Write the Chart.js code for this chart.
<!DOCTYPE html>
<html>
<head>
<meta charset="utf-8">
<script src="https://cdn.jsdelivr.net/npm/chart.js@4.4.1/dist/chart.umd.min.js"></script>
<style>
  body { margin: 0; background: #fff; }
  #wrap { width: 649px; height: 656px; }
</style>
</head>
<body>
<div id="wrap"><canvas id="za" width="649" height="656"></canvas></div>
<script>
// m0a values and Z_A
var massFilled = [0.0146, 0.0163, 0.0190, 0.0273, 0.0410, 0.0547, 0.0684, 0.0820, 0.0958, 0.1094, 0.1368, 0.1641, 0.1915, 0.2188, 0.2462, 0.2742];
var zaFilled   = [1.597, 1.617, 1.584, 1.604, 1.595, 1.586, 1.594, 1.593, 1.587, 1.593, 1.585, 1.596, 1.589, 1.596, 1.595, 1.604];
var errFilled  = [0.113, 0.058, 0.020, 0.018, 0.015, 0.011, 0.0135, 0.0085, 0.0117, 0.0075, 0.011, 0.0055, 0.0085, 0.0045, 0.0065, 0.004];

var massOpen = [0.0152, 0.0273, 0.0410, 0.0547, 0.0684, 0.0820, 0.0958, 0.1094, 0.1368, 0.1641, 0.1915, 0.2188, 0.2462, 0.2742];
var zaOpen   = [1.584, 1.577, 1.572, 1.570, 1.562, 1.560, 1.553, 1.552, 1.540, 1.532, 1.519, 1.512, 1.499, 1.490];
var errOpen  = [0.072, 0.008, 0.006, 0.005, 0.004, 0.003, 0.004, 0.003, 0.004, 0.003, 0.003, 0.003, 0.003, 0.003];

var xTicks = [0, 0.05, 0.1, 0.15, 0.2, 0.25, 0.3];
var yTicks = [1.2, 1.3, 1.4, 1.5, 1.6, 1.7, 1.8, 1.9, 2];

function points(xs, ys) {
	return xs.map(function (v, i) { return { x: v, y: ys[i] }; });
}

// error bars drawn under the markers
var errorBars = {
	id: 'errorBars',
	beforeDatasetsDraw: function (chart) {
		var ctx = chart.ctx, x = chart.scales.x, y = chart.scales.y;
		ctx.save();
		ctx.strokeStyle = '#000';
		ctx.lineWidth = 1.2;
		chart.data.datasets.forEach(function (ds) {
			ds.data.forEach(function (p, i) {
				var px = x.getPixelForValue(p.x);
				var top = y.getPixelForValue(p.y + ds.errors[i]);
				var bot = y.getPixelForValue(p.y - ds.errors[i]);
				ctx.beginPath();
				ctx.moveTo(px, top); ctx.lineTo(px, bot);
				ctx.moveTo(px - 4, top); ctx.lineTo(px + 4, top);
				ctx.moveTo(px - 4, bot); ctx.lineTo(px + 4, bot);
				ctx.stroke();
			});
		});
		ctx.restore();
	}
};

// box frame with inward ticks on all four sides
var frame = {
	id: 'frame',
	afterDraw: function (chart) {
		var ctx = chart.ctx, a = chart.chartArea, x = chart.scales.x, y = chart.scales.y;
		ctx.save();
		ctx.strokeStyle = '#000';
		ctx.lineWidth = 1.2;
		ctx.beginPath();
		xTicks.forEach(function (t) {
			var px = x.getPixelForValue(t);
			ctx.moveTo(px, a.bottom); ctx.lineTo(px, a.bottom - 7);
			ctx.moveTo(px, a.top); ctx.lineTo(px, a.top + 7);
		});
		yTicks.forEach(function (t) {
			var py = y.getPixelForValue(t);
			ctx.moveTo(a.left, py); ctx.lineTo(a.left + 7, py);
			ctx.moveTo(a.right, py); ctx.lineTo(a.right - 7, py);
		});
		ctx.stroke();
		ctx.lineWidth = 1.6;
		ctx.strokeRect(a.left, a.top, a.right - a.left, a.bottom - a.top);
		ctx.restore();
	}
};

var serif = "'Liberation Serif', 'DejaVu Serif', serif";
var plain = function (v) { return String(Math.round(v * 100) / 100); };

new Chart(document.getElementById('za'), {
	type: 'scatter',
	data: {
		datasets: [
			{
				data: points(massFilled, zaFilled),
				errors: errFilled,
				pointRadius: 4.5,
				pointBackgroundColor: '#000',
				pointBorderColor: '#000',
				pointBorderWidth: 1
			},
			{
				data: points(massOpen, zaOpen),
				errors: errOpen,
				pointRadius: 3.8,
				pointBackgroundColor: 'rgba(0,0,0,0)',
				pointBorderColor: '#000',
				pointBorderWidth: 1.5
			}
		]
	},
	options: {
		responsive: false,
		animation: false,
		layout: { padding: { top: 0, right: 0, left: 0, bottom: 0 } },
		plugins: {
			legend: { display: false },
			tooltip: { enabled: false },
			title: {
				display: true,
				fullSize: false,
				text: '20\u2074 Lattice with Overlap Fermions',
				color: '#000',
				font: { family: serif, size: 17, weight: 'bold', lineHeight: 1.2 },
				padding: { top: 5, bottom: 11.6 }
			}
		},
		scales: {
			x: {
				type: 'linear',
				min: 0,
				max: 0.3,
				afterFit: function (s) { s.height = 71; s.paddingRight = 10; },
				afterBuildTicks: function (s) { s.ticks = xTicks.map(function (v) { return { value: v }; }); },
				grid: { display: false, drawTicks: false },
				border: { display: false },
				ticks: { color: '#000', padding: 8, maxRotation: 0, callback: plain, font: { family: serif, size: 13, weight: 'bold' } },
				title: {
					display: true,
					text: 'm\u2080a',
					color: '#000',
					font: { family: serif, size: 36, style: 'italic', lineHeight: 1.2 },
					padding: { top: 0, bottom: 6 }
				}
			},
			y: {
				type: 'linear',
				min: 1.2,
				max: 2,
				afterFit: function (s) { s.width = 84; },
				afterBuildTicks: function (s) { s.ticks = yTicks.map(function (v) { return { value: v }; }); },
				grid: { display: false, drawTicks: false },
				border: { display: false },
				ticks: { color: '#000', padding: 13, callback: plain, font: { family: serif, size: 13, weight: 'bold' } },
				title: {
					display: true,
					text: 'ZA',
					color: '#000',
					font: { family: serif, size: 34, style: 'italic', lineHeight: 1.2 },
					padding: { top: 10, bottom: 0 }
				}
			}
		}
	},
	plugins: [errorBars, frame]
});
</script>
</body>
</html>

=== Task requirements ===
Quote the listing in full, please, keeping every line exact.

=== Finished exercise ===
Write the Chart.js code for this chart.
<!DOCTYPE html>
<html>
<head>
<meta charset="utf-8">
<script src="https://cdn.jsdelivr.net/npm/chart.js@4.4.1/dist/chart.umd.min.js"></script>
<style>
  body { margin: 0; background: #fff; }
  #wrap { width: 649px; height: 656px; }
</style>
</head>
<body>
<div id="wrap"><canvas id="za" width="649" height="656"></canvas></div>
<script>
// m0a values and Z_A
var massFilled = [0.0146, 0.0163, 0.0190, 0.0273, 0.0410, 0.0547, 0.0684, 0.0820, 0.0958, 0.1094, 0.1368, 0.1641, 0.1915, 0.2188, 0.2462, 0.2742];
var zaFilled   = [1.597, 1.617, 1.584, 1.604, 1.595, 1.586, 1.594, 1.593, 1.587, 1.593, 1.585, 1.596, 1.589, 1.596, 1.595, 1.604];
var errFilled  = [0.113, 0.058, 0.020, 0.018, 0.015, 0.011, 0.0135, 0.0085, 0.0117, 0.0075, 0.011, 0.0055, 0.0085, 0.0045, 0.0065, 0.004];

var massOpen = [0.0152, 0.0273, 0.0410, 0.0547, 0.0684, 0.0820, 0.0958, 0.1094, 0.1368, 0.1641, 0.1915, 0.2188, 0.2462, 0.2742];
var zaOpen   = [1.584, 1.577, 1.572, 1.570, 1.562, 1.560, 1.553, 1.552, 1.540, 1.532, 1.519, 1.512, 1.499, 1.490];
var errOpen  = [0.072, 0.008, 0.006, 0.005, 0.004, 0.003, 0.004, 0.003, 0.004, 0.003, 0.003, 0.003, 0.003, 0.003];

var xTicks = [0, 0.05, 0.1, 0.15, 0.2, 0.25, 0.3];
var yTicks = [1.2, 1.3, 1.4, 1.5, 1.6, 1.7, 1.8, 1.9, 2];

function points(xs, ys) {
	return xs.map(function (v, i) { return { x: v, y: ys[i] }; });
}

// error bars drawn under the markers
var errorBars = {
	id: 'errorBars',
	beforeDatasetsDraw: function (chart) {
		var ctx = chart.ctx, x = chart.scales.x, y = chart.scales.y;
		ctx.save();
		ctx.strokeStyle = '#000';
		ctx.lineWidth = 1.2;
		chart.data.datasets.forEach(function (ds) {
			ds.data.forEach(function (p, i) {
				var px = x.getPixelForValue(p.x);
				var top = y.getPixelForValue(p.y + ds.errors[i]);
				var bot = y.getPixelForValue(p.y - ds.errors[i]);
				ctx.beginPath();
				ctx.moveTo(px, top); ctx.lineTo(px, bot);
				ctx.moveTo(px - 4, top); ctx.lineTo(px + 4, top);
				ctx.moveTo(px - 4, bot); ctx.lineTo(px + 4, bot);
				ctx.stroke();
			});
		});
		ctx.restore();
	}
};

// box frame with inward ticks on all four sides
var frame = {
	id: 'frame',
	afterDraw: function (chart) {
		var ctx = chart.ctx, a = chart.chartArea, x = chart.scales.x, y = chart.scales.y;
		ctx.save();
		ctx.strokeStyle = '#000';
		ctx.lineWidth = 1.2;
		ctx.beginPath();
		xTicks.forEach(function (t) {
			var px = x.getPixelForValue(t);
			ctx.moveTo(px, a.bottom); ctx.lineTo(px, a.bottom - 7);
			ctx.moveTo(px, a.top); ctx.lineTo(px, a.top + 7);
		});
		yTicks.forEach(function (t) {
			var py = y.getPixelForValue(t);
			ctx.moveTo(a.left, py); ctx.lineTo(a.left + 7, py);
			ctx.moveTo(a.right, py); ctx.lineTo(a.right - 7, py);
		});
		ctx.stroke();
		ctx.lineWidth = 1.6;
		ctx.strokeRect(a.left, a.top, a.right - a.left, a.bottom - a.top);
		ctx.restore();
	}
};

var serif = "'Liberation Serif', 'DejaVu Serif', serif";
var plain = function (v) { return String(Math.round(v * 100) / 100); };

new Chart(document.getElementById('za'), {
	type: 'scatter',
	data: {
		datasets: [
			{
				data: points(massFilled, zaFilled),
				errors: errFilled,
				pointRadius: 4.5,
				pointBackgroundColor: '#000',
				pointBorderColor: '#000',
				pointBorderWidth: 1
			},
			{
				data: points(massOpen, zaOpen),
				errors: errOpen,
				pointRadius: 3.8,
				pointBackgroundColor: 'rgba(0,0,0,0)',
				pointBorderColor: '#000',
				pointBorderWidth: 1.5
			}
		]
	},
	options: {
		responsive: false,
		animation: false,
		layout: { padding: { top: 0, right: 0, left: 0, bottom: 0 } },
		plugins: {
			legend: { display: false },
			tooltip: { enabled: false },
			title: {
				display: true,
				fullSize: false,
				text: '20\u2074 Lattice with Overlap Fermions',
				color: '#000',
				font: { family: serif, size: 17, weight: 'bold', lineHeight: 1.2 },
				padding: { top: 5, bottom: 11.6 }
			}
		},
		scales: {
			x: {
				type: 'linear',
				min: 0,
				max: 0.3,
				afterFit: function (s) { s.height = 71; s.paddingRight = 10; },
				afterBuildTicks: function (s) { s.ticks = xTicks.map(function (v) { return { value: v }; }); },
				grid: { display: false, drawTicks: false },
				border: { display: false },
				ticks: { color: '#000', padding: 8, maxRotation: 0, callback: plain, font: { family: serif, size: 13, weight: 'bold' } },
				title: {
					display: true,
					text: 'm\u2080a',
					color: '#000',
					font: { family: serif, size: 36, style: 'italic', lineHeight: 1.2 },
					padding: { top: 0, bottom: 6 }
				}
			},
			y: {
				type: 'linear',
				min: 1.2,
				max: 2,
				afterFit: function (s) { s.width = 84; },
				afterBuildTicks: function (s) { s.ticks = yTicks.map(function (v) { return { value: v }; }); },
				grid: { display: false, drawTicks: false },
				border: { display: false },
				ticks: { color: '#000', padding: 13, callback: plain, font: { family: serif, size: 13, weight: 'bold' } },
				title: {
					display: true,
					text: 'ZA',
					color: '#000',
					font: { family: serif, size: 34, style: 'italic', lineHeight: 1.2 },
					padding: { top: 10, bottom: 0 }
				}
			}
		}
	},
	plugins: [errorBars, frame]
});
</script>
</body>
</html>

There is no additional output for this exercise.